#### [Goal of the exercise]
Copy out each line of the data that holds the word "size".

.....

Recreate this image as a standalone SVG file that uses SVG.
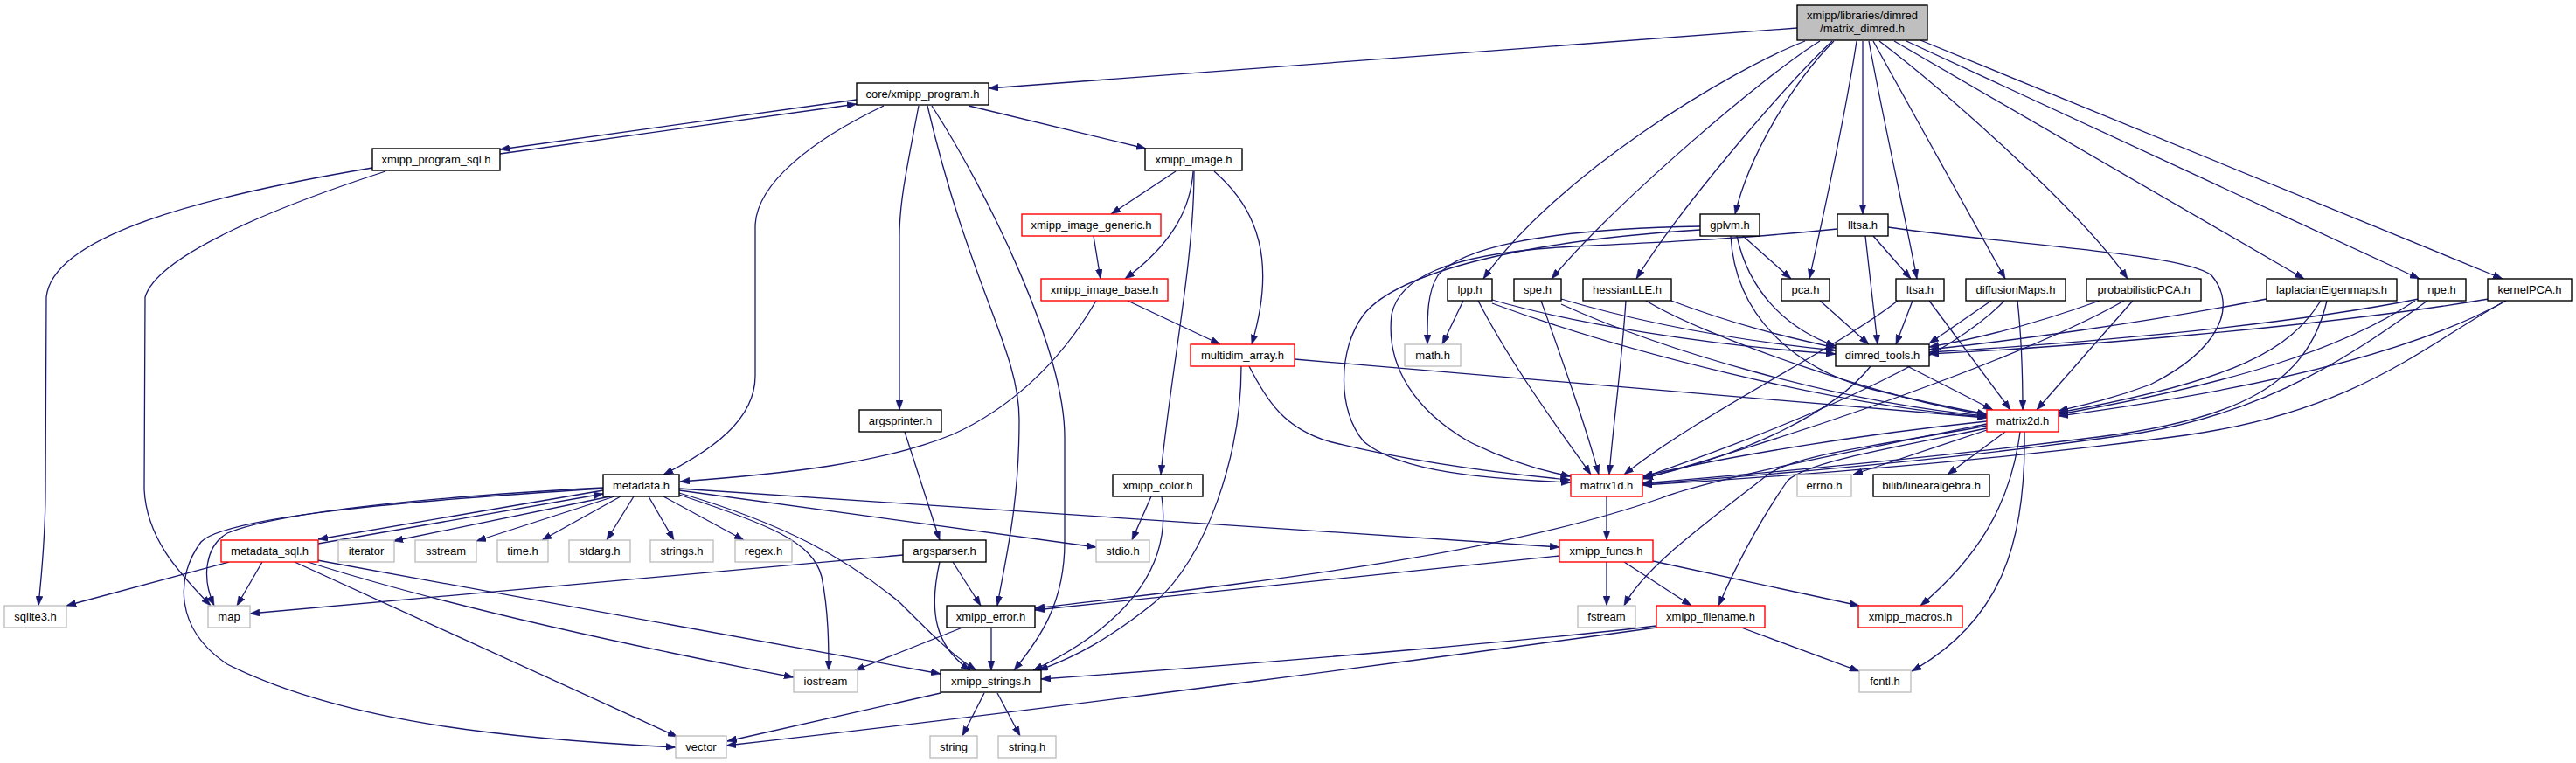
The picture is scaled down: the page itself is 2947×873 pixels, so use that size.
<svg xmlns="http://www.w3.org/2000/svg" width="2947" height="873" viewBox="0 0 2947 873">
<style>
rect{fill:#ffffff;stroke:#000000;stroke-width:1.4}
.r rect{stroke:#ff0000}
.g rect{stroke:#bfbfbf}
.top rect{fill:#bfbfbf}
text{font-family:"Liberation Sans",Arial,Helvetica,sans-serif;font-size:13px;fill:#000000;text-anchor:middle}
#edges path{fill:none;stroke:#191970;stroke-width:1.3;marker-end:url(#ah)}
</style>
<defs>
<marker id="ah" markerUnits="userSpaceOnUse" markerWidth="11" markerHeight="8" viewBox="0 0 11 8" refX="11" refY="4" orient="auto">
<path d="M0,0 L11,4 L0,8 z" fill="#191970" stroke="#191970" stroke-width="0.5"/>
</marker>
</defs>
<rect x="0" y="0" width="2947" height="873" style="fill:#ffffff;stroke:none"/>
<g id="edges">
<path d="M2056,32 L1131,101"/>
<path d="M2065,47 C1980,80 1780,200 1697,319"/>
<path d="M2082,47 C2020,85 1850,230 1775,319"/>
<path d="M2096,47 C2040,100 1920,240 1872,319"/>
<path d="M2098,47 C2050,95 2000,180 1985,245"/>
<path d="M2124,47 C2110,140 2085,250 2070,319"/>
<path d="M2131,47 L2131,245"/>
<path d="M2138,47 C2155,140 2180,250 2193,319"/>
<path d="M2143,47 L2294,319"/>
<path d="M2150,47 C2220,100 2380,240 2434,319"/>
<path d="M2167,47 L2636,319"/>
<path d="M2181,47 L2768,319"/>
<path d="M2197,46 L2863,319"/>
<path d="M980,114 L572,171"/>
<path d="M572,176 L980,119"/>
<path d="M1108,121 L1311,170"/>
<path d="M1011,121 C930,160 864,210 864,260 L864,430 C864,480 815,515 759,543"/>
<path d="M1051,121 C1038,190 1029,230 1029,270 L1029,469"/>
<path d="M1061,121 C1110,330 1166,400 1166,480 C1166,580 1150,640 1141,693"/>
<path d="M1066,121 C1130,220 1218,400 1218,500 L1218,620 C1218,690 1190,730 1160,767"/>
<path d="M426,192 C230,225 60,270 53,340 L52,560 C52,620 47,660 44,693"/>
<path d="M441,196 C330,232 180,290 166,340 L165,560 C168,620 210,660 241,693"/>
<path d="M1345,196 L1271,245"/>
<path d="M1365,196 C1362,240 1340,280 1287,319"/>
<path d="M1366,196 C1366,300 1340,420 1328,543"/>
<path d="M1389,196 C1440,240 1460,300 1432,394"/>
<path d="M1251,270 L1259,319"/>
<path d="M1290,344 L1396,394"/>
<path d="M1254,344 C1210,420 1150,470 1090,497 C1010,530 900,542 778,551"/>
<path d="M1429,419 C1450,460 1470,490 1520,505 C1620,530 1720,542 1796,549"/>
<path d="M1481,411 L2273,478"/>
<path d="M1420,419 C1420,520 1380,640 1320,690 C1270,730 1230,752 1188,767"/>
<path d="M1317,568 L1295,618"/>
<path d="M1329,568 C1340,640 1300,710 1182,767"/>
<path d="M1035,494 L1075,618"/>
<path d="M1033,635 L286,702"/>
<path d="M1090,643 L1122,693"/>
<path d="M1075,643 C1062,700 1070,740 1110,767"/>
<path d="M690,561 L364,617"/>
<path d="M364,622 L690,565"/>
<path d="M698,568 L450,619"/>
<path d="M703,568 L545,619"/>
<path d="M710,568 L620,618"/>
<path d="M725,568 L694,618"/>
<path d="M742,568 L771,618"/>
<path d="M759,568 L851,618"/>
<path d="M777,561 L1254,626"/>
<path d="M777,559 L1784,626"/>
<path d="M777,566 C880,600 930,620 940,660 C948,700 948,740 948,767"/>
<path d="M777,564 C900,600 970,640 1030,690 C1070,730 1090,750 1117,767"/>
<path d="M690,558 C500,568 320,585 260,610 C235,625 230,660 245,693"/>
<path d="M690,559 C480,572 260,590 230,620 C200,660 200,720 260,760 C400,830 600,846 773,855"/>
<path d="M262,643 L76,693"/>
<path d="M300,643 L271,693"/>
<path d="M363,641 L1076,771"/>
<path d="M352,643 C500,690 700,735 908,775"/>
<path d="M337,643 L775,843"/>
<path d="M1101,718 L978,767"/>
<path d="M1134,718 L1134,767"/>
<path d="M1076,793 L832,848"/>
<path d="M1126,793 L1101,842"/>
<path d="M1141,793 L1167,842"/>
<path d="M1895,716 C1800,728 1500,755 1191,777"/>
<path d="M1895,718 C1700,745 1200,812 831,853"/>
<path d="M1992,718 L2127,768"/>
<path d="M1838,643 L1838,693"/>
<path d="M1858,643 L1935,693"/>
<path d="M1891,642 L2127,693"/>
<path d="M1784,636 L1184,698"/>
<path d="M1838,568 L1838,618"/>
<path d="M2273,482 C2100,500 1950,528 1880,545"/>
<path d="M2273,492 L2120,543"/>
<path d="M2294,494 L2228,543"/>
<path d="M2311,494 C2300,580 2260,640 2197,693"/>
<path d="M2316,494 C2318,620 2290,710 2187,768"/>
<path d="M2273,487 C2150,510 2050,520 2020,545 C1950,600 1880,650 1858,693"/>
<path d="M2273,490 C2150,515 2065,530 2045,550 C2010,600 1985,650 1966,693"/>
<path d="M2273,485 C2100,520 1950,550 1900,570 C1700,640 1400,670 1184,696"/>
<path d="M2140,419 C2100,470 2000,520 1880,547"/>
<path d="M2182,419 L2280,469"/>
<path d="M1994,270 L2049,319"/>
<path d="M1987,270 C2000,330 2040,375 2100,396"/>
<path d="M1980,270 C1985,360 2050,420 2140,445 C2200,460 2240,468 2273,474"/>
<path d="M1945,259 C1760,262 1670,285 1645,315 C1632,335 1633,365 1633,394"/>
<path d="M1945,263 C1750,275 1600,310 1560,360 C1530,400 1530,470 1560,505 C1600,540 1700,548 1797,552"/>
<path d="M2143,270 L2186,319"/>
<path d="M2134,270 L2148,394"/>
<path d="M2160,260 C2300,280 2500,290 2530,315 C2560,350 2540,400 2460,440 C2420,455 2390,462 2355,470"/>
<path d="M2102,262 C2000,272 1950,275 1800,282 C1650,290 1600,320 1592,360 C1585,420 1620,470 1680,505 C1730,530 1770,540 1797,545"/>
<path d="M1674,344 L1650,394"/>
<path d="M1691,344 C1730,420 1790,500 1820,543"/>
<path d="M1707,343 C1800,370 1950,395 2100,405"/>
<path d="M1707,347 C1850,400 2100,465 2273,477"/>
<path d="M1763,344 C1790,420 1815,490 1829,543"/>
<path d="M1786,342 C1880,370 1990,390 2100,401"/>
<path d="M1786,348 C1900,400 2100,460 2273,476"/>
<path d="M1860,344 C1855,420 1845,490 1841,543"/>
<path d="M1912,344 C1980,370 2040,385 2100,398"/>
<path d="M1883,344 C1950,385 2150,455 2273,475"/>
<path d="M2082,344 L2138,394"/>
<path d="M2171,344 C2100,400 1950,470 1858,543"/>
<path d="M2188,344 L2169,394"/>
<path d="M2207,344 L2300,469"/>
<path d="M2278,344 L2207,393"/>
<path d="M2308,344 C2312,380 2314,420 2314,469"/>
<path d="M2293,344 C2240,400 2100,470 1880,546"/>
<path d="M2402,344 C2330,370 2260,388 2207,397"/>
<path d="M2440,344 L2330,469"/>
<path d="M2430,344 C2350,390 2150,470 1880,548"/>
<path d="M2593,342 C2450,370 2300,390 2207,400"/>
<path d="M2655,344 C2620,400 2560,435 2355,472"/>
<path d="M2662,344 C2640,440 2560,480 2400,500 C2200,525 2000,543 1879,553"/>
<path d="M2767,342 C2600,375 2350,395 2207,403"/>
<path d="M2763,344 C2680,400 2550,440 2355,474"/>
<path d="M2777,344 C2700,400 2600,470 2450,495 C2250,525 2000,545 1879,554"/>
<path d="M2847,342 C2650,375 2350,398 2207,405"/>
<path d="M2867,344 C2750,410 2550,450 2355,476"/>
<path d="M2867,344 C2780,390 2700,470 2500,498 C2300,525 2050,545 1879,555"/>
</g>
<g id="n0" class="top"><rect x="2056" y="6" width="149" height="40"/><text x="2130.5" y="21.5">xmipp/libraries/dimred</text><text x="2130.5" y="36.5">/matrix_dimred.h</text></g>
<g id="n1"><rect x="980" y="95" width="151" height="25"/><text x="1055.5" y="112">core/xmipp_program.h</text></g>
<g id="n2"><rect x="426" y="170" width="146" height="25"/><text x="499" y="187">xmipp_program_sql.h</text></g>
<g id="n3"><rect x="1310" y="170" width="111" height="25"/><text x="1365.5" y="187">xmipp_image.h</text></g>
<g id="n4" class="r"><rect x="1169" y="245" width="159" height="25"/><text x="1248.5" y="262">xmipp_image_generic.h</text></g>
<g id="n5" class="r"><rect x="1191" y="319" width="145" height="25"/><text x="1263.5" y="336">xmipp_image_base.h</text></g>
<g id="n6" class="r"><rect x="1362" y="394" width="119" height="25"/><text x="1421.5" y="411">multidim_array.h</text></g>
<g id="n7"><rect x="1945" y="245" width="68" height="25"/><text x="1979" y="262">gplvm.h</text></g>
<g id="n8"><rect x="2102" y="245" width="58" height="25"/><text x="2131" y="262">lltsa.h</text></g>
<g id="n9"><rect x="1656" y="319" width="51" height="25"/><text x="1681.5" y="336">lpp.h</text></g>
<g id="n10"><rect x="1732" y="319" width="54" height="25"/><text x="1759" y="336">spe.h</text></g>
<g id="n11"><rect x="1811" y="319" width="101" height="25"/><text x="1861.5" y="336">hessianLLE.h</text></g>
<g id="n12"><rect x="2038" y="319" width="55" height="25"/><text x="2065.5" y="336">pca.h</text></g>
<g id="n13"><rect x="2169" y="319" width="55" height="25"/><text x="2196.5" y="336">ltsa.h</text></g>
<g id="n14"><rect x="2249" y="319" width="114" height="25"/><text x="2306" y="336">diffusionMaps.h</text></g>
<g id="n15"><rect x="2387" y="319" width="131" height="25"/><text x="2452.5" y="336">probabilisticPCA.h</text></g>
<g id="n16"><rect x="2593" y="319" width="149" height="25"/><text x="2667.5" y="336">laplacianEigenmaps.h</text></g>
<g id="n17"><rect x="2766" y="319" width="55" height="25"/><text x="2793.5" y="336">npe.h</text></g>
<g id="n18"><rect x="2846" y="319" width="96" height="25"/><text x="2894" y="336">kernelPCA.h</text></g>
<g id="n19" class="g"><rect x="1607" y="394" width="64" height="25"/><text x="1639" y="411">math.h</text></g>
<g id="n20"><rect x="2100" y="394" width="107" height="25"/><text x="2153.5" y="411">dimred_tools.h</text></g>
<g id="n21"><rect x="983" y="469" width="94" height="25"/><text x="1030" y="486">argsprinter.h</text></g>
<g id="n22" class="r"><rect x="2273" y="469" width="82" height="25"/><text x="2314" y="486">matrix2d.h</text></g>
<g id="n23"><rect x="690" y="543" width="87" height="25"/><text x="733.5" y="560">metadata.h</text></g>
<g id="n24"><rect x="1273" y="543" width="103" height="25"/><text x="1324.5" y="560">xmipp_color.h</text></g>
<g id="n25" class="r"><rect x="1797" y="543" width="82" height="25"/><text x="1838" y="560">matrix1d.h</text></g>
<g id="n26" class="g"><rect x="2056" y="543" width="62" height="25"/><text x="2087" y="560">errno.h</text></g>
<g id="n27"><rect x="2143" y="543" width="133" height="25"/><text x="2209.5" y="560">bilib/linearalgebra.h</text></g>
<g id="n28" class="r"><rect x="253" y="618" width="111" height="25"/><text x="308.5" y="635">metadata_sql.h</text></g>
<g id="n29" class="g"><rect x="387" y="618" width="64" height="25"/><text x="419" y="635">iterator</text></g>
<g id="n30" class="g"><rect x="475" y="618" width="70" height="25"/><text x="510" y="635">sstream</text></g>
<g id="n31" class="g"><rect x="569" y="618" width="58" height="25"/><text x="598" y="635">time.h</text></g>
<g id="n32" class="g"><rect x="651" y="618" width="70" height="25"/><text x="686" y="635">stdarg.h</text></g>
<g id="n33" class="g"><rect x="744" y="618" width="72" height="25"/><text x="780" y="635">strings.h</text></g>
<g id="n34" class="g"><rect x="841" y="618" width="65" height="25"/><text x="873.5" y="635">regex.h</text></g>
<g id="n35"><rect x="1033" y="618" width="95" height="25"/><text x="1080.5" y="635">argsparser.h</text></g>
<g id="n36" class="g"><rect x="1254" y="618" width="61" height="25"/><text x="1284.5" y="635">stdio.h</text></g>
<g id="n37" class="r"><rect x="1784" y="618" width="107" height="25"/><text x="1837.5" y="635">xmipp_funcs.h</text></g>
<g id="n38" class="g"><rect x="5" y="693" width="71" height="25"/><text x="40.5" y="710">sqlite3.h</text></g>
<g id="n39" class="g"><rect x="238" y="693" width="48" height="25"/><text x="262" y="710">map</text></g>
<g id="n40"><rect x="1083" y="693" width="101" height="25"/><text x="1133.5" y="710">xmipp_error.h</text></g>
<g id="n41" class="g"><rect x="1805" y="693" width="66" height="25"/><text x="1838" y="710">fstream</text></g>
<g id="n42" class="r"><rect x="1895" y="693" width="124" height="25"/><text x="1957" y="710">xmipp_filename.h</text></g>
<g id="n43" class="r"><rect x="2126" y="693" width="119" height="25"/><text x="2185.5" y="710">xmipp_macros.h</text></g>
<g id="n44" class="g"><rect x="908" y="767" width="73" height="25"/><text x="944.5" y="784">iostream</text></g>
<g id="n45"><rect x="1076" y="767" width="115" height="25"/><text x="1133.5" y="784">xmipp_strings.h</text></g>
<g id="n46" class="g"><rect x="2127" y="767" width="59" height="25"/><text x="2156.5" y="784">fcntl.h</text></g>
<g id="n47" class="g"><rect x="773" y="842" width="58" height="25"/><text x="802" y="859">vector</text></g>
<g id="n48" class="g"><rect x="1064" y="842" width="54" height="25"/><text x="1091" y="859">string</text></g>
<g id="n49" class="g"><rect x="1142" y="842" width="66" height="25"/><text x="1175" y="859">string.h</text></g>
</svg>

.....

#### [Reply to the task]
The picture is scaled down: the page itself is 2947×873 pixels, so use that size.
text{font-family:"Liberation Sans",Arial,Helvetica,sans-serif;font-size:13px;fill:#000000;text-anchor:middle}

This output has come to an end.